= RAND Tablet =

Computer input device

The RAND Tablet is a graphical computer input device developed by The RAND Corporation. The RAND Tablet is claimed to be the first digital graphic device marketed as being a low cost device. The creation of the tablet was performed by the Advanced Research Projects Agency. The RAND Tablet was one of the first devices to utilize a stylus as a highly practical instrument.

The tablet is connected to an input of a computer and/or an oscilloscope display. The display would register the input and display it on the computer screen.

== History ==

Development of the RAND Tablet began with research on the Sketchpad, a system where the user could write commands for a computer directly on the tablet, conducted by Ivan Sutherland. A multitude of different experimental systems were developed to recognize handwritten letters and gestures like Tom Ellis' flowchart based Graphic Input Language (GRAIL) method. Tom Ellis, an author of many RAND corporation reports, stated that this GRAIL system was what allowed the natural and real-time recognition of text and symbols written on the flowchart. The RAND Tablet was one of the first devices to recognize freehand drawing, using programs like Ellis'. The RAND Tablet was also called the "Grafacon" and is considered one of the first produced graphics tablets. The original RAND Tablet cost $18,000 and was available to research facilities in 1964 after years of development. However, the RAND Tablet did not catch on commercially, likely due to an inertia in user habits which made consumers more familiar with a keyboard device, and the lack of practical applications for a tablet device during this time period.

== Description ==

The RAND Tablet is a large 10"x10" printed-circuit screen with printed-circuit capacitive-coupled encoders and 40 external connections. The surface has 100 lines per inch resolution so it is able to digitize in over 1 million locations. This is why the handwriting functionality appeared to be so natural. The tablet connects to the input channel of a general-purpose computer and to an oscilloscope display which controls the multiplexes of the pen position information.

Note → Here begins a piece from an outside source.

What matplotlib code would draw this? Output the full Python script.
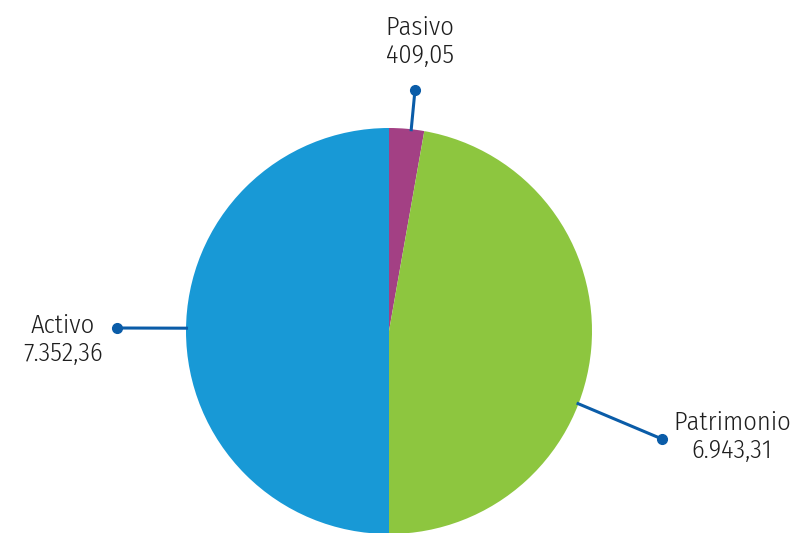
import numpy as np
import matplotlib.pyplot as plt
from matplotlib import font_manager as fm

labels = ["Pasivo", "Patrimonio", "Activo"]
values = [409.05, 6943.31, 7352.36]
value_text = ["409,05", "6.943,31", "7.352,36"]
colors = ["#a34084", "#8dc63f", "#1899d6"]

# leader: angle on the rim (deg), dot position and label centre, in pixels (top-left origin)
anchor_angle = [83.7, -21.0, 179.2]
dot_pos = [(415, 90), (662, 439), (117, 328)]
label_pos = [(420, 42), (732, 437), (63, 340)]


def wnum(f):
    w = f.weight
    if isinstance(w, str):
        w = {"ultralight": 200, "light": 300, "normal": 400, "regular": 400,
             "book": 400, "medium": 500}.get(w.lower(), 700)
    return w


# pick a light / regular condensed face
fprop = fm.FontProperties(family="DejaVu Sans")
for fam in ["Fira Sans Condensed", "Open Sans Condensed", "Roboto Condensed",
            "Encode Sans Condensed", "PT Sans Narrow", "Asap Condensed"]:
    cands = [f for f in fm.fontManager.ttflist
             if f.name == fam and f.style == "normal" and 300 <= wnum(f) <= 400
             and "italic" not in f.fname.lower()]
    if cands:
        cands.sort(key=lambda f: abs(wnum(f) - 300))
        fprop = fm.FontProperties(fname=cands[0].fname)
        break

W, H = 791, 533
fig = plt.figure(figsize=(W / 100, H / 100), dpi=100)
ax = fig.add_axes([0, 0, 1, 1])

cx, cy, r = 389, H - 331, 203
ax.pie(values, colors=colors, startangle=90, counterclock=False,
       center=(cx, cy), radius=r, frame=True,
       wedgeprops=dict(linewidth=0))
ax.set_xlim(0, W)
ax.set_ylim(0, H)
ax.set_aspect("equal")
ax.axis("off")

line_col = "#0a5ca8"
for lab, vt, ang, dp, lp in zip(labels, value_text, anchor_angle, dot_pos, label_pos):
    a = np.deg2rad(ang)
    x0, y0 = cx + (r - 2) * np.cos(a), cy + (r - 2) * np.sin(a)
    x1, y1 = dp[0], H - dp[1]
    ax.plot([x0, x1], [y0, y1], color=line_col, lw=2.2, solid_capstyle="butt")
    ax.plot(x1, y1, "o", color=line_col, ms=7)
    ax.text(lp[0], H - lp[1], lab + "\n" + vt, ha="center", va="center",
            fontproperties=fprop, fontsize=19, color="#1e1e1e", linespacing=1.15)

fig.savefig("out.png", dpi=100)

The tablet design initially consisted of a woven grid of Formex wires. Each wire has a 0.1" resolution and is driven by a digital signal which indicates its position in the matrix. A free-hand stylus would pick up a signal unique to its position when moving over the surface. By the time of the tablet's production, printed-circuit technology had advanced to allow a grid of copper strips on a bi-axially oriented polyethylene terephthalate (boPET) surface to yield a resolution of 0.01". This surface was then covered with a plastic wear layer and mounted in a metal frame. The stylus used on the RAND Tablet had a tiny click switch that, when depressed, would send a signal to the machine.

== Capabilities ==

=== Handwriting recognition ===

A program was written in IBM 360 Assembler Language to allow an online computer user to write data and directives on the RAND Tablet. Using point-by-point pen location, the scheme could immediately recognize and display 53 letters, numbers, and symbols in multiple printing styles as long as they adhered to coding conventions. The tablet was able to pick up and identify multiple stroke symbols by analyzing the sequence of direction, end-point locations, and was even able to use contextual clues when necessary. The pen track is displayed until the symbol is recognized.

=== Chinese-Character Lookup ===

Chinese Character Lookup was a companion project which used the RAND Tablet to provide a translation aid. The desired character could be drawn on the tablet and when reproduced on the CRT display page, would include the character, its pronunciation, and its identification number in the standard Chinese-English dictionary. By analyzing point-by-point location of each stroke drawn by the tablet's pen, both Chinese and Roman characters could be identified in milliseconds.

=== Map Annotation ===

Markings, words, and symbols could by easily be added to maps using the RAND Tablet. The tablet proved to be a straightforward, convenient, and easy means to position boxes, lines, arrows, text, and other annotations over the display map. Digitally scanned maps were believed to be provided by the Defense Intelligence Agency and the USAF R&D facility at the Rome Air Development Center, however, they also could have been produced at RAND to interest the USAF.

=== Videographic System ===

RAND partnered with IBM to create a system which could merge information either provided by user actions or generated by computers with information coming from other sources. The RAND Video Graphic System serves 32 consoles, each with a full range of interaction and full graphics, and can accommodate up to 8 different input devices. Several computers could be accessed from any terminal. Scanning and buffer storage was centralized to improve performance and reduce cost. The heart of the Video Graphic system was an IBM 1800 computer and a 36" diameter magnetic disk to store scanned images and keep the parts of a displayed composite image in sync. However, the system was tricky and commercial development quickly overtook the technology, resulting in the program's termination.